I'm eager to take another run at it soon, making some adjustments. One thing I was unsure about - after adding the trinity to the 8 bazillion degree roux, where should I be setting my flame at that point? I reflexively turned it down to medium-low-ish, but I had to wonder if I was supposed to keep it cranking for a little while, and just keep stirring like a maniac? I did keep stirring them, over the lower heat, for about 10 minutes before adding stock, but I was kind of guessing about that part.

I felt like my vegetables stayed intact much longer than I anticipated, although finally, by the time I served it, they'd pretty much all dissolved and disappeared.

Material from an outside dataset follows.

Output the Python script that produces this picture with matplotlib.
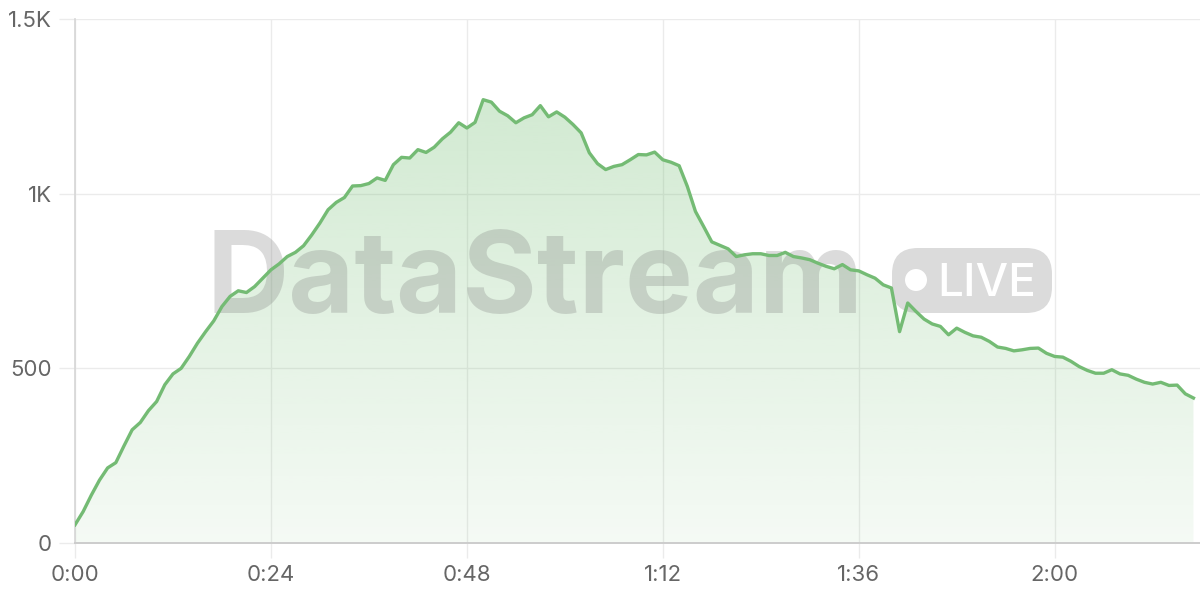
import numpy as np
import matplotlib
matplotlib.use("Agg")
import matplotlib.pyplot as plt
from matplotlib.patches import FancyBboxPatch, Circle, Polygon
from matplotlib.ticker import FuncFormatter

# viewers per minute of the stream
viewers = [52, 90, 137, 180, 215, 230, 278, 324, 345, 379,
           405, 453, 484, 500, 534, 572, 605, 636, 677, 706,
           722, 717, 734, 758, 782, 799, 820, 832, 851, 882,
           916, 954, 975, 989, 1022, 1023, 1029, 1045, 1038, 1083,
           1104, 1102, 1126, 1118, 1133, 1157, 1176, 1203, 1188, 1204,
           1269, 1262, 1236, 1223, 1203, 1217, 1226, 1252, 1220, 1234,
           1219, 1198, 1174, 1117, 1086, 1069, 1078, 1083, 1097, 1112,
           1111, 1119, 1097, 1090, 1080, 1021, 949, 906, 862, 852,
           842, 820, 825, 828, 828, 823, 823, 832, 820, 816,
           811, 801, 792, 785, 797, 782, 779, 768, 758, 739,
           730, 605, 687, 663, 641, 627, 620, 596, 615, 603,
           593, 589, 577, 561, 557, 550, 553, 557, 558, 543,
           534, 532, 520, 505, 494, 486, 486, 496, 484, 480,
           469, 460, 455, 460, 451, 452, 427, 415]
minutes = list(range(len(viewers)))

x_ticks = [0, 24, 48, 72, 96, 120]
y_ticks = [0, 500, 1000, 1500]

line_color = "#74bb74"
grid_color = "#ebebeb"
text_color = "#666666"

plt.rcParams['font.family'] = ['Inter', 'DejaVu Sans']

fig = plt.figure(figsize=(12, 6), dpi=100)
ax = fig.add_axes([75 / 1200, 57 / 600, 1125 / 1200, 524 / 600])

x = np.array(minutes, dtype=float)
y = np.array(viewers, dtype=float)

# gradient fill under the line
ymax = y.max()
n = 256
rgba = np.zeros((n, 1, 4))
rgba[..., 0] = 0x6d / 255
rgba[..., 1] = 0xbb / 255
rgba[..., 2] = 0x6d / 255
rgba[:, 0, 3] = np.linspace(0.07, 0.31, n)
img = ax.imshow(rgba, extent=[x[0], x[-1], 0, ymax], origin='lower',
                aspect='auto', zorder=1, interpolation='bilinear')
poly = Polygon(np.column_stack([np.r_[x[0], x, x[-1]], np.r_[0, y, 0]]),
               closed=True, facecolor='none', edgecolor='none')
ax.add_patch(poly)
img.set_clip_path(poly)

ax.plot(x, y, color=line_color, lw=2.4, zorder=4, solid_joinstyle='round')

ax.set_xlim(0, 137.8)
ax.set_ylim(0, 1500)

ax.set_xticks(x_ticks)
ax.set_yticks(y_ticks)
ax.xaxis.set_major_formatter(FuncFormatter(lambda v, p: f"{int(v) // 60}:{int(v) % 60:02d}"))
ax.yaxis.set_major_formatter(FuncFormatter(
    lambda v, p: "0" if v == 0 else (f"{v / 1000:g}K" if v >= 1000 else f"{int(v)}")))
ax.grid(True, color=grid_color, lw=1.0, zorder=0)
ax.set_axisbelow(True)
ax.tick_params(axis='x', length=11, width=1.0, color=grid_color, pad=5,
               labelsize=16, labelcolor=text_color)
ax.tick_params(axis='y', length=11.5, width=1.0, color=grid_color, pad=5,
               labelsize=16, labelcolor=text_color)
for side in ['top', 'right']:
    ax.spines[side].set_visible(False)
ax.spines['left'].set_color('#d6d6d6')
ax.spines['bottom'].set_color('#cccccc')
ax.spines['left'].set_linewidth(1.2)
ax.spines['bottom'].set_linewidth(1.4)

# watermark
wm_alpha = 0.27
ax.text(207 / 1200, (600 - 313) / 600, "DataStream", transform=fig.transFigure,
        fontsize=82, fontweight='bold', family=['Inter', 'DejaVu Sans'],
        color='#7a7a7a', alpha=wm_alpha, ha='left', va='baseline', zorder=2)
badge = FancyBboxPatch((892, 600 - 313), 160, 65, boxstyle="round,pad=0,rounding_size=26",
                       transform=None, facecolor='#7a7a7a', edgecolor='none',
                       alpha=wm_alpha, zorder=2)
ax.add_artist(badge)
ax.add_artist(Circle((916, 600 - 280), 11, transform=None, facecolor='white',
                     edgecolor='none', zorder=3))
ax.text(937 / 1200, (600 - 296) / 600, "LIVE", transform=fig.transFigure,
        fontsize=33, fontweight='medium', family=['Inter', 'DejaVu Sans'], color='white',
        ha='left', va='baseline', zorder=3)

fig.savefig("out.png", dpi=100)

But I wondered if I should have been cooking them a little further before I added stock.

Any thoughts?

And I'm also wondering about different timing and technique for adding the cajun spice blend. I was riffing off the original recipe posted in this thread, but it called for dusting the chicken with the spices, and then adding it to the pot, but I wanted to cook my chicken off early to get some of that fat, and I don't think I wanted those spices in my oil at that early stage. So I tossed them in a pan with some already browned-off andouille, and toasted them up a it until they smelled right, then dumped it in the gumbo. Turned out fine, but I'd be happy to hear alternatives.

Big thanks to everyone who shared their experiences, this thread was a big help. I'm planning on making this for a group of about 25 in a few weeks, so I felt the need to run a few tests first!